If it's Tuesday, this must be Boise

I’m visiting Boise, Idaho. That means I get to engage in a favorite pastime, the unnamed hobby that has something to do with collecting people. Not in a Jeffrey Dahmer kind of way, you understand; more a Dorothy Parker kind of way.

I once collected a hairstylist named Edith who worked in the salon at a Texas Wal-Mart, wore black cat eyeglasses and owned a bottle of red hair dye she used as the weapon of choice against her sixties.

There was a bus driver I collected in San Francisco. He bulged from his gold-green uniform, greeting children as they boarded the 31 Balboa with an Eddie Murphy smile and a Louis Armstrong voice.

Last night, I collected Patrick. Patrick, a 30-something man with eyes designed to take everything in and an Abe Lincoln beard that Crayola might have called Dark Ochre, was the bartender on duty at the Bardenay Restaurant and Distillery.

I learned that Patrick and his fiancee have a baby and that he’s been tending bar for five years, before which he worked in a closely related job. I mentioned that when I visited in July I ordered the Manhattan, made with Bardenay’s own rye, and had been perfecting the recipe at home ever since. Patrick agreed that the Manhattan is deceptively pretty, an autumn sunset viewed through a frosted window, but is, in my wife’s spectacularly accurate parlance, a big-girl drink.

My remembrance led Patrick to an excited discussion of the Manhattan’s endless variations, including one he eventually mixed for me that involves Maker’s Mark bourbon and flaming orange, a process that requires squirting the juice of an orange peel through a flame so the sugar crystallizes atop the drink.

Patrick can enthusiastically recommend the right martini for someone who likes the taste of Absolut Tangerine; it’s called a Perfect Orange and the recipe now resides in my wallet.

He can talk vodka from Ciroc (made from French grapes) to Skyy (Kansas wheat) and bourbon from Blanton’s to Booker’s. We shared our admiration for Hendrick’s gin and, scoring the only point I took on the night, Patrick took careful note of my recommendation that he try French gin Citadelle, a close second to Hendrick’s.

Patrick had me taste a few drops of his finest ryes and bourbons and took apparent delight in explaining the Idaho liquor laws that required the distillery inside the restaurant to have a separate address.

We were being liquor aficionados, or possibly whisky snobs, but it was a slow night. A gaggle of girls sat down and Patrick was a little awed that one produced an ID showing a 1990 birth date.

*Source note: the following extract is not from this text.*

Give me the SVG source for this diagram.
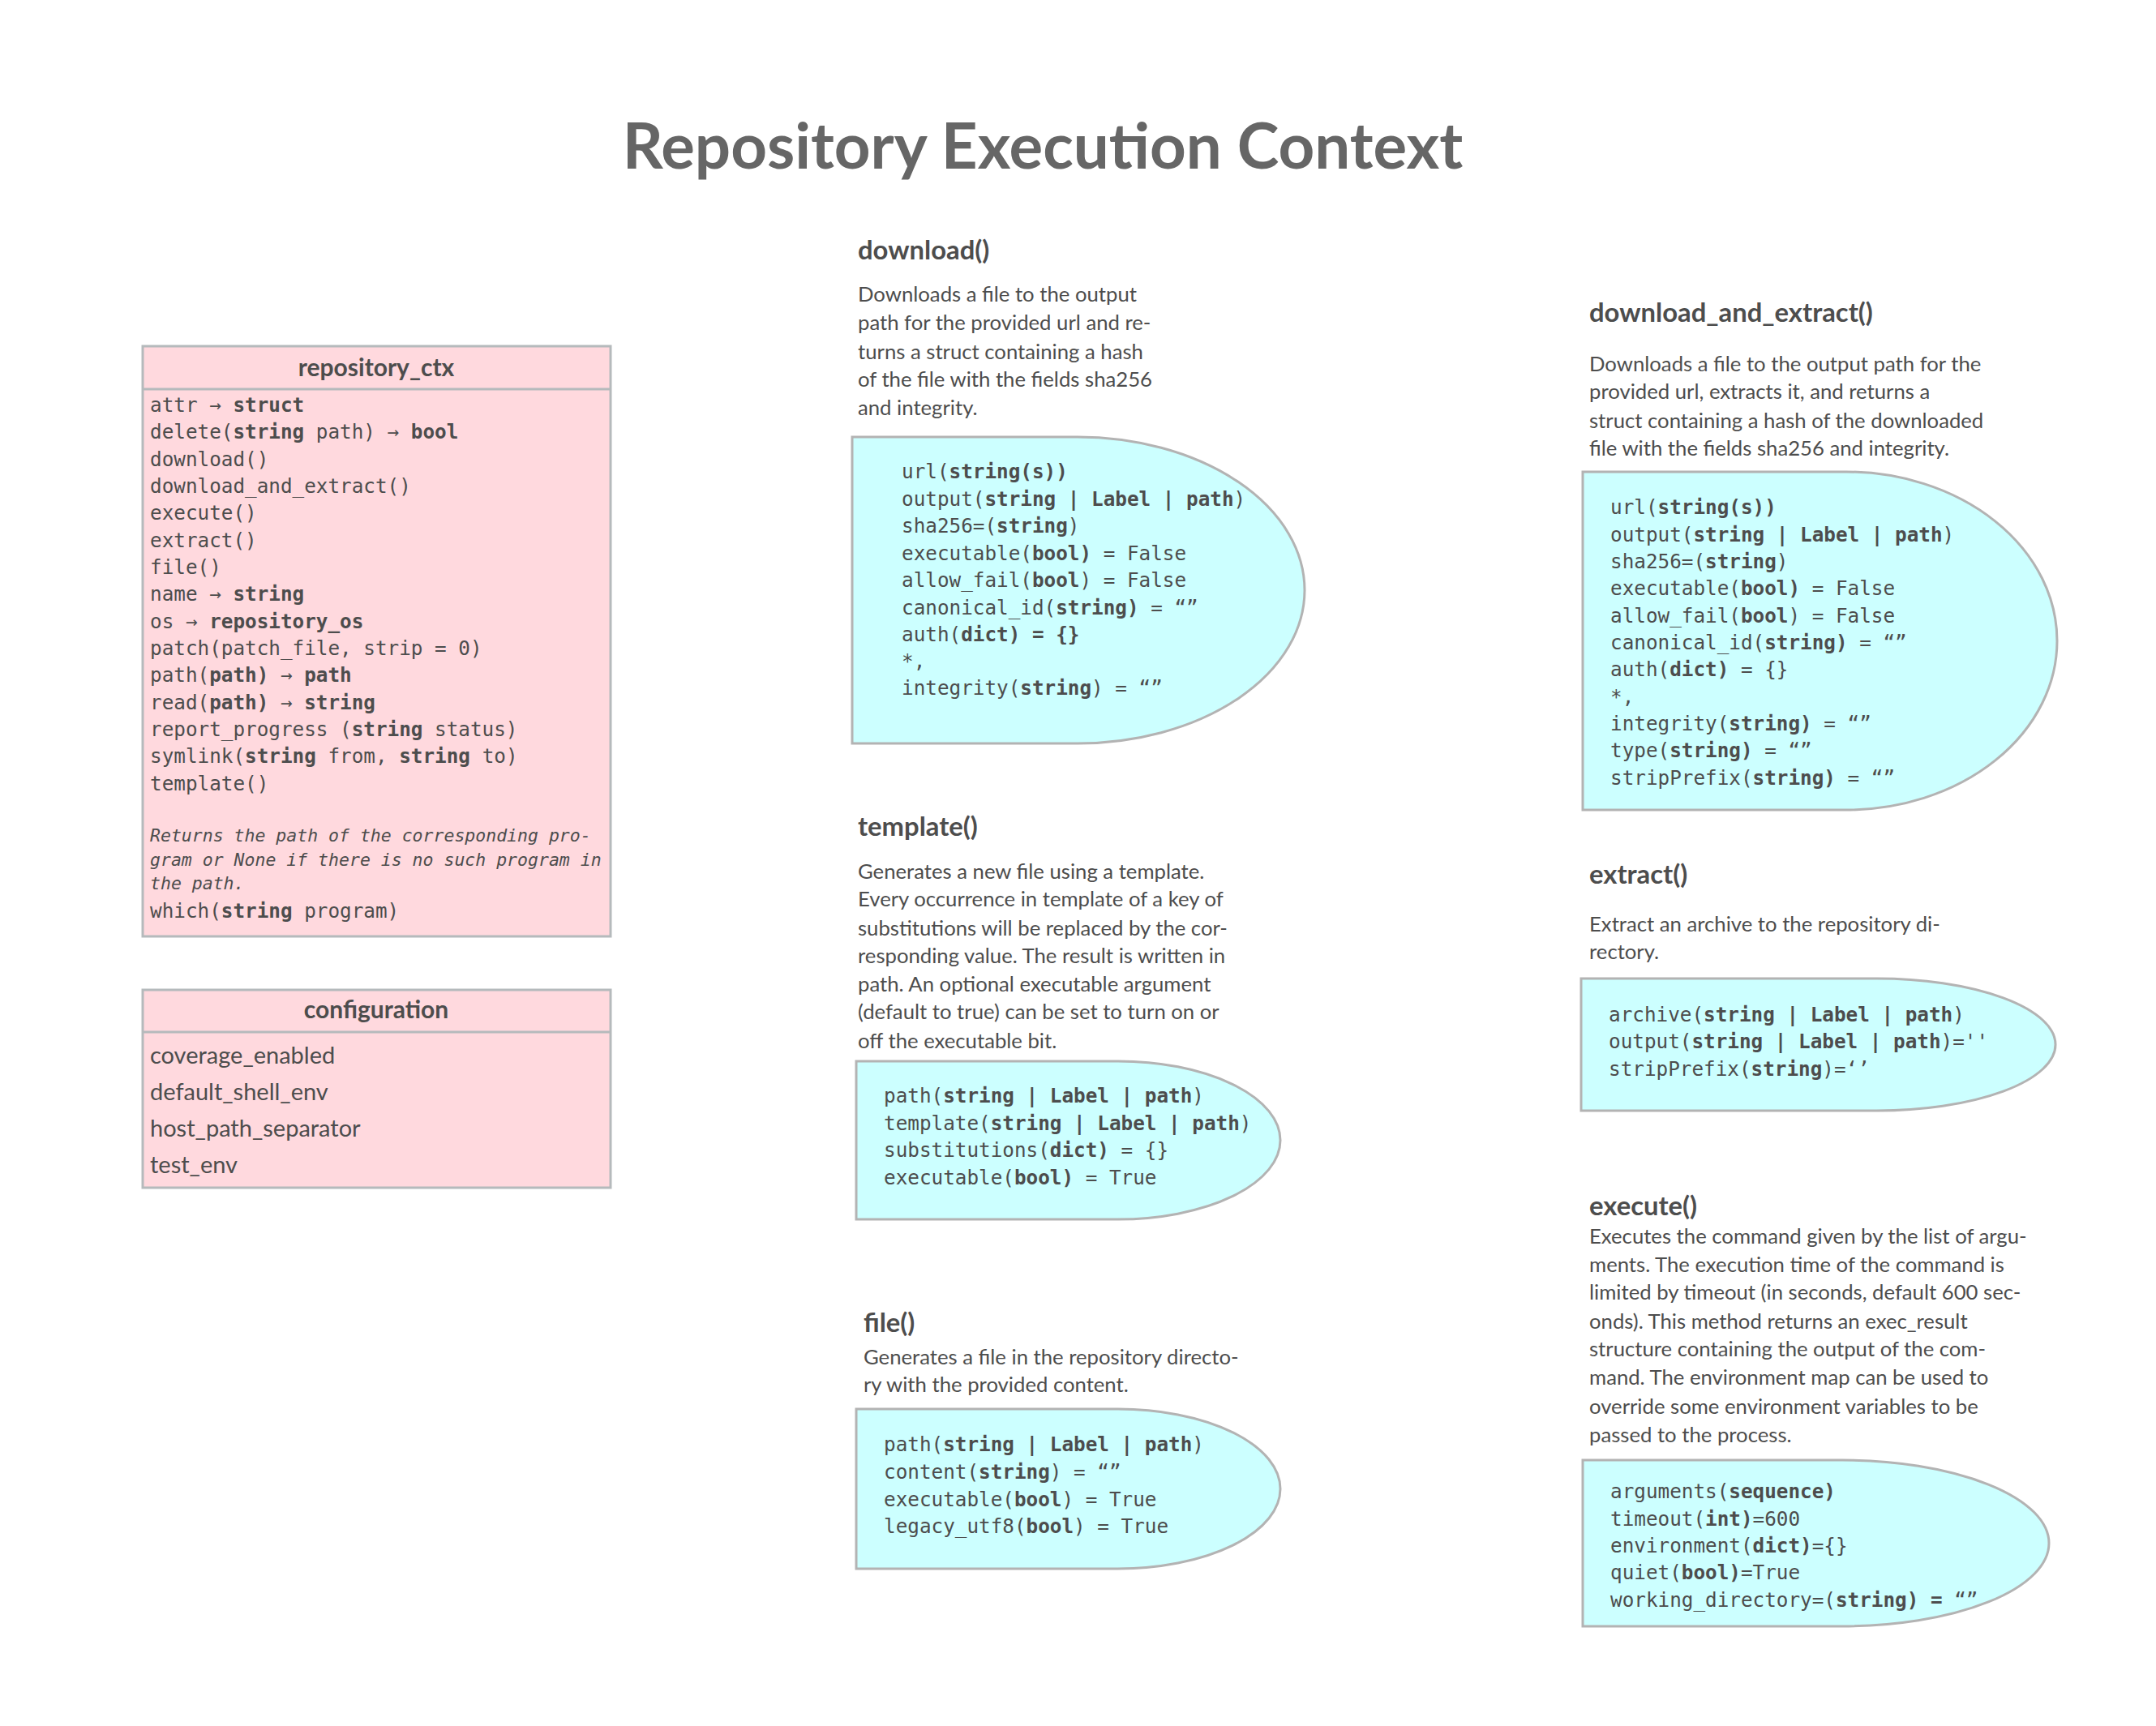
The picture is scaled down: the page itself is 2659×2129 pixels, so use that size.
<svg xmlns="http://www.w3.org/2000/svg" width="2659" height="2129" viewBox="0 0 2659 2129">
<style>
.bg{fill:#ffffff}
.cls{fill:#FFD9DE;stroke:#B5BABC;stroke-width:3}
.code{fill:#CCFFFF;stroke:#B3B3B3;stroke-width:3}
.mono{font-family:"DejaVu Sans Mono","Liberation Mono",monospace;font-size:24.3px;fill:#4D4D4D}
.it{font-family:"DejaVu Sans Mono","Liberation Mono",monospace;font-size:21.5px;font-style:italic;fill:#4D4D4D}
.b{font-weight:bold}
.title{font-family:Lato,"Open Sans",sans-serif;font-size:78px;font-weight:bold;fill:#666666}
.h{font-family:Lato,"Open Sans",sans-serif;font-size:32.8px;font-weight:bold;fill:#4D4D4D}
.d{font-family:Lato,"Open Sans",sans-serif;font-size:25.7px;fill:#4D4D4D}
.ch{font-family:Lato,"Open Sans",sans-serif;font-size:30px;font-weight:bold;fill:#4D4D4D}
.ci{font-family:Lato,"Open Sans",sans-serif;font-size:29px;fill:#4D4D4D}
</style>
<rect class="bg" x="0" y="0" width="2659" height="2129"/>
<text class="title" x="1286" y="208" text-anchor="middle">Repository Execution Context</text>

<g id="repository_ctx">
<rect class="cls" x="176" y="427" width="577" height="728"/>
<line x1="176" y1="480" x2="753" y2="480" stroke="#B5BABC" stroke-width="3"/>
<text class="ch" x="464" y="464" text-anchor="middle">repository_ctx</text>
<text class="mono" x="185" y="508">attr → <tspan class="b">struct</tspan></text>
<text class="mono" x="185" y="541">delete(<tspan class="b">string</tspan> path) → <tspan class="b">bool</tspan></text>
<text class="mono" x="185" y="575">download()</text>
<text class="mono" x="185" y="608">download_and_extract()</text>
<text class="mono" x="185" y="641">execute()</text>
<text class="mono" x="185" y="675">extract()</text>
<text class="mono" x="185" y="708">file()</text>
<text class="mono" x="185" y="741">name → <tspan class="b">string</tspan></text>
<text class="mono" x="185" y="775">os → <tspan class="b">repository_os</tspan></text>
<text class="mono" x="185" y="808">patch(patch_file, strip = 0)</text>
<text class="mono" x="185" y="841">path(<tspan class="b">path)</tspan> → <tspan class="b">path</tspan></text>
<text class="mono" x="185" y="875">read(<tspan class="b">path)</tspan> → <tspan class="b">string</tspan></text>
<text class="mono" x="185" y="908">report_progress (<tspan class="b">string</tspan> status)</text>
<text class="mono" x="185" y="941">symlink(<tspan class="b">string</tspan> from, <tspan class="b">string</tspan> to)</text>
<text class="mono" x="185" y="975">template()</text>
<text class="it" x="185" y="1038">Returns the path of the corresponding pro-</text>
<text class="it" x="185" y="1068">gram or None if there is no such program in</text>
<text class="it" x="185" y="1097">the path.</text>
<text class="mono" x="185" y="1132">which(<tspan class="b">string</tspan> program)</text>
</g>

<g id="configuration">
<rect class="cls" x="176" y="1221" width="577" height="244"/>
<line x1="176" y1="1273" x2="753" y2="1273" stroke="#B5BABC" stroke-width="3"/>
<text class="ch" x="464" y="1256" text-anchor="middle">configuration</text>
<text class="ci" x="185" y="1312">coverage_enabled</text>
<text class="ci" x="185" y="1357">default_shell_env</text>
<text class="ci" x="185" y="1402">host_path_separator</text>
<text class="ci" x="185" y="1447">test_env</text>
</g>

<g id="download">
<text class="h" x="1058" y="320">download()</text>
<text class="d" x="1058" y="372">Downloads a file to the output</text>
<text class="d" x="1058" y="407">path for the provided url and re-</text>
<text class="d" x="1058" y="443">turns a struct containing a hash</text>
<text class="d" x="1058" y="477">of the file with the fields sha256</text>
<text class="d" x="1058" y="512">and integrity.</text>
<path class="code" d="M1051,539 H1329 A280,189 0 0 1 1329,917 H1051 Z"/>
<text class="mono" x="1112" y="590">url(<tspan class="b">string(s))</tspan></text>
<text class="mono" x="1112" y="624">output(<tspan class="b">string | Label | path</tspan>)</text>
<text class="mono" x="1112" y="657">sha256=(<tspan class="b">string</tspan>)</text>
<text class="mono" x="1112" y="691">executable(<tspan class="b">bool)</tspan> = False</text>
<text class="mono" x="1112" y="724">allow_fail(<tspan class="b">bool</tspan>) = False</text>
<text class="mono" x="1112" y="758">canonical_id(<tspan class="b">string)</tspan> = “”</text>
<text class="mono" x="1112" y="791">auth(<tspan class="b">dict) = {}</tspan></text>
<text class="mono" x="1112" y="824">*,</text>
<text class="mono" x="1112" y="857">integrity(<tspan class="b">string</tspan>) = “”</text>
</g>

<g id="template">
<text class="h" x="1058" y="1031">template()</text>
<text class="d" x="1058" y="1084">Generates a new file using a template.</text>
<text class="d" x="1058" y="1118">Every occurrence in template of a key of</text>
<text class="d" x="1058" y="1154">substitutions will be replaced by the cor-</text>
<text class="d" x="1058" y="1188">responding value. The result is written in</text>
<text class="d" x="1058" y="1223">path. An optional executable argument</text>
<text class="d" x="1058" y="1257">(default to true) can be set to turn on or</text>
<text class="d" x="1058" y="1293">off the executable bit.</text>
<path class="code" d="M1056,1309 H1379 A200,97.5 0 0 1 1379,1504 H1056 Z"/>
<text class="mono" x="1090" y="1360">path(<tspan class="b">string | Label | path</tspan>)</text>
<text class="mono" x="1090" y="1394">template(<tspan class="b">string | Label | path</tspan>)</text>
<text class="mono" x="1090" y="1427">substitutions(<tspan class="b">dict)</tspan> = {}</text>
<text class="mono" x="1090" y="1461">executable(<tspan class="b">bool)</tspan> = True</text>
</g>

<g id="file">
<text class="h" x="1065" y="1643">file()</text>
<text class="d" x="1065" y="1683">Generates a file in the repository directo-</text>
<text class="d" x="1065" y="1717">ry with the provided content.</text>
<path class="code" d="M1056,1738 H1379 A200,98.5 0 0 1 1379,1935 H1056 Z"/>
<text class="mono" x="1090" y="1790">path(<tspan class="b">string | Label | path</tspan>)</text>
<text class="mono" x="1090" y="1824">content(<tspan class="b">string</tspan>) = “”</text>
<text class="mono" x="1090" y="1858">executable(<tspan class="b">bool</tspan>) = True</text>
<text class="mono" x="1090" y="1891">legacy_utf8(<tspan class="b">bool</tspan>) = True</text>
</g>

<g id="download_and_extract">
<text class="h" x="1960" y="397">download_and_extract()</text>
<text class="d" x="1960" y="458">Downloads a file to the output path for the</text>
<text class="d" x="1960" y="492">provided url, extracts it, and returns a</text>
<text class="d" x="1960" y="528">struct containing a hash of the downloaded</text>
<text class="d" x="1960" y="562">file with the fields sha256 and integrity.</text>
<path class="code" d="M1952,582 H2277 A260,208.5 0 0 1 2277,999 H1952 Z"/>
<text class="mono" x="1986" y="634">url(<tspan class="b">string(s))</tspan></text>
<text class="mono" x="1986" y="668">output(<tspan class="b">string | Label | path</tspan>)</text>
<text class="mono" x="1986" y="701">sha256=(<tspan class="b">string</tspan>)</text>
<text class="mono" x="1986" y="734">executable(<tspan class="b">bool)</tspan> = False</text>
<text class="mono" x="1986" y="768">allow_fail(<tspan class="b">bool</tspan>) = False</text>
<text class="mono" x="1986" y="801">canonical_id(<tspan class="b">string)</tspan> = “”</text>
<text class="mono" x="1986" y="834">auth(<tspan class="b">dict)</tspan> = {}</text>
<text class="mono" x="1986" y="868">*,</text>
<text class="mono" x="1986" y="901">integrity(<tspan class="b">string)</tspan> = “”</text>
<text class="mono" x="1986" y="934">type(<tspan class="b">string)</tspan> = “”</text>
<text class="mono" x="1986" y="968">stripPrefix(<tspan class="b">string)</tspan> = “”</text>
</g>

<g id="extract">
<text class="h" x="1960" y="1090">extract()</text>
<text class="d" x="1960" y="1149">Extract an archive to the repository di-</text>
<text class="d" x="1960" y="1183">rectory.</text>
<path class="code" d="M1950,1207 H2315 A220,81.5 0 0 1 2315,1370 H1950 Z"/>
<text class="mono" x="1984" y="1260">archive(<tspan class="b">string | Label | path</tspan>)</text>
<text class="mono" x="1984" y="1293">output(<tspan class="b">string | Label | path</tspan>)=''</text>
<text class="mono" x="1984" y="1327">stripPrefix(<tspan class="b">string</tspan>)=‘’</text>
</g>

<g id="execute">
<text class="h" x="1960" y="1499">execute()</text>
<text class="d" x="1960" y="1534">Executes the command given by the list of argu-</text>
<text class="d" x="1960" y="1569">ments. The execution time of the command is</text>
<text class="d" x="1960" y="1603">limited by timeout (in seconds, default 600 sec-</text>
<text class="d" x="1960" y="1639">onds). This method returns an exec_result</text>
<text class="d" x="1960" y="1673">structure containing the output of the com-</text>
<text class="d" x="1960" y="1708">mand. The environment map can be used to</text>
<text class="d" x="1960" y="1744">override some environment variables to be</text>
<text class="d" x="1960" y="1779">passed to the process.</text>
<path class="code" d="M1952,1801 H2272 A255,102.5 0 0 1 2272,2006 H1952 Z"/>
<text class="mono" x="1986" y="1848">arguments(<tspan class="b">sequence)</tspan></text>
<text class="mono" x="1986" y="1882">timeout(<tspan class="b">int)</tspan>=600</text>
<text class="mono" x="1986" y="1915">environment(<tspan class="b">dict)</tspan>={}</text>
<text class="mono" x="1986" y="1948">quiet(<tspan class="b">bool)</tspan>=True</text>
<text class="mono" x="1986" y="1982">working_directory=(<tspan class="b">string) =</tspan> “”</text>
</g>

<g id="connectors"></g>
</svg>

Patrick showed just as much enthusiasm for her interest in a pomegranate champagne cocktail as he had in the perfect Old-Fashioned and his own, carefully crafted Manhattan recipe.

Here, I thought, is a man who loves his work, who is dedicated to being the best bartender he can possibly be. Then I thought the folks who own Bardenay are fortunate to employ a bartender who is so clearly passionate about his job. And how fortunate Patrick is for the very same reason.